Sunday, 31 December 2017

The Stark Divide (Liminal Sky #1) by J. Scott Coatsworth


284 pages
Publisher: DSP Publications
Buy links: DSP | Amazon US | Amazon UK

Blurb

Some stories are epic.

The Earth is in a state of collapse, with wars breaking out over resources and an environment pushed to the edge by human greed.

Three living generation ships have been built with a combination of genetic mastery, artificial intelligence, technology, and raw materials harvested from the asteroid belt. This is the story of one of them—43 Ariadne, or Forever, as her inhabitants call her—a living world that carries the remaining hopes of humanity, and the three generations of scientists, engineers, and explorers working to colonize her.

From her humble beginnings as a seedling saved from disaster to the start of her journey across the void of space toward a new home for the human race, The Stark Divide tells the tales of the world, the people who made her, and the few who will become something altogether beyond human.

Humankind has just taken its first step toward the stars.

Review

Some stories are epic indeed. And some stories just keep on getting better and more intriguing with each subsequent chapter and the introduction of every new character. The Stark Divide is such a book.

I’m not entirely sure how useful my review is going to be for dedicated readers of science fiction. I don’t read enough of it to be able to compare and am too flimsy on everything science to give a trustworthy opinion about that aspect for the story. But I can confidently say that as far as the fiction is concerned, this book is phenomenal (or, as the blurb states: epic).

What I loved most about The Stark Divide is that from the start right until the very end the story and the characters in it kept surprising me. Nothing is exactly how it seems and every time I thought I had things figured out a new development or character would throw me for a loop and force me to rethink the assumptions I had made.

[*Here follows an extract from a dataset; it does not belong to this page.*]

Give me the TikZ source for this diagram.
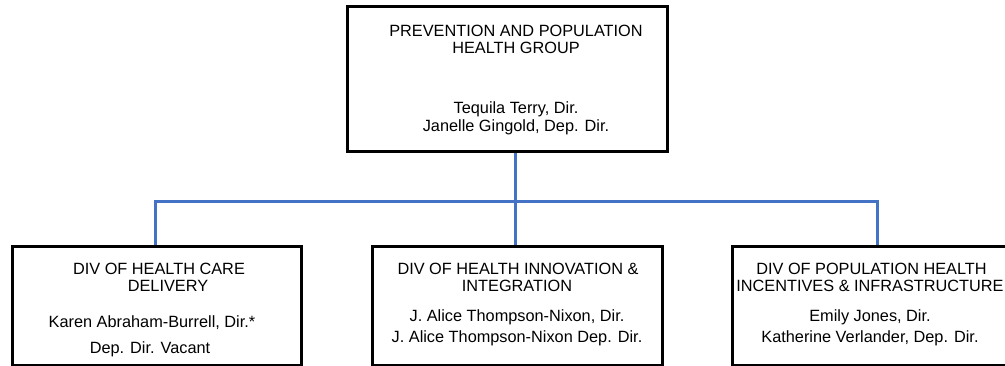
\documentclass[tikz,border=0pt]{standalone}
\usepackage{fontspec}
\setmainfont{Liberation Sans}
\definecolor{linkblue}{HTML}{4472C4}
\begin{document}
\begin{tikzpicture}[x=1pt,y=-1pt,
  orgbox/.style={draw=black, line width=3pt, fill=white, inner sep=0pt},
  txt/.style={anchor=base, inner sep=0pt, font=\fontsize{16.3}{19}\selectfont},
  link/.style={draw=linkblue, line width=3pt}]
\useasboundingbox (0,0) rectangle (1005,366);
\begin{scope}
\clip (0,0) rectangle (1005,366);
\coordinate (trunk) at (515,202);
\node[orgbox, minimum width=320pt, minimum height=145pt] (top) at (507,79.5) {};
\node[orgbox, minimum width=289pt, minimum height=119pt] (left) at (156.5,306.5) {};
\node[orgbox, minimum width=290pt, minimum height=119pt] (mid) at (517,306.5) {};
\node[orgbox, minimum width=290pt, minimum height=119pt] (right) at (877,306.5) {};
% connectors
\draw[link] (top.south -| trunk) -- (trunk |- mid.north);
\draw[link] (left.north -| 155,0) -- (trunk -| 155,0) -- (trunk -| right.north) -- (right.north);
% top text
\node[txt] (t1) at (516,37) {PREVENTION AND POPULATION};
\node[txt] (t2) at (516,54) {HEALTH GROUP};
\node[txt] (t3) at (516,114) {Tequila Terry, Dir.};
\node[txt] (t4) at (516,132) {Janelle Gingold, Dep. Dir.};
% left
\node[txt] (l1) at (159,275) {DIV OF HEALTH CARE};
\node[txt] (l2) at (168,292) {DELIVERY};
\node[txt] (l3) at (152,328) {Karen Abraham-Burrell, Dir.*};
\node[txt] (l4) at (150,353) {Dep. Dir. Vacant};
% middle
\node[txt] (m1) at (518,275) {DIV OF HEALTH INNOVATION \&};
\node[txt] (m2) at (517,292) {INTEGRATION};
\node[txt] (m3) at (517,322) {J. Alice Thompson-Nixon, Dir.};
\node[txt] (m4) at (517,342) {J. Alice Thompson-Nixon Dep. Dir.};
% right
\node[txt] (r1) at (871.5,275) {DIV OF POPULATION HEALTH};
\node[txt] (r2) at (870,292) {INCENTIVES \& INFRASTRUCTURE};
\node[txt] (r3) at (870,322) {Emily Jones, Dir.};
\node[txt] (r4) at (870,342) {Katherine Verlander, Dep. Dir.};
\end{scope}
\end{tikzpicture}
\end{document}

The story is told in three parts, showing us how Forever, the new ‘worldlet’ came to be, through its early development to a very unexpected and possibly fatal danger. I found it impossible not to fall and care deeply for the various characters in this story, both human and other. The ungoing growth and development of Forever was fascinating, just as the way in which our Earth was rushing towards its own demise was horrifying — not in the least because that part of the story sounded all too plausible.

This is the sort of tale that will stay with me for days, if not weeks or months, after I’ve finished it because despite it being fiction, it touches on so many issues and potential disasters our world faces at the moment that it is impossible not to draw parallels. While we may not yet have reached the stage where we can create new worlds out of basically ‘nothing’, there is very little else in this book that felt impossible or farfetched to me. In fact, even the sentient new world (boy did I love Lex) made perfect sense to me, despite the fact that the science of it went way over my head.

As for recommending the book. I’ve got a feeling fans of Science fiction will love The Stark Divide; a theory which I’m determined to test on my husband in the not too distant future. But, if like me, you only dip your toe into this genre very occasionally, I have to say that this is a fabulous, fascinating and addictive story, even for those who are, like me, scientifically challenged. While the book doesn’t end on a cliffhanger, exactly, I have to say that I’m already eagerly anticipating the sequel. I’ve got a feeling that Forever’s story, like its world, is only going to grow bigger and more fascinating.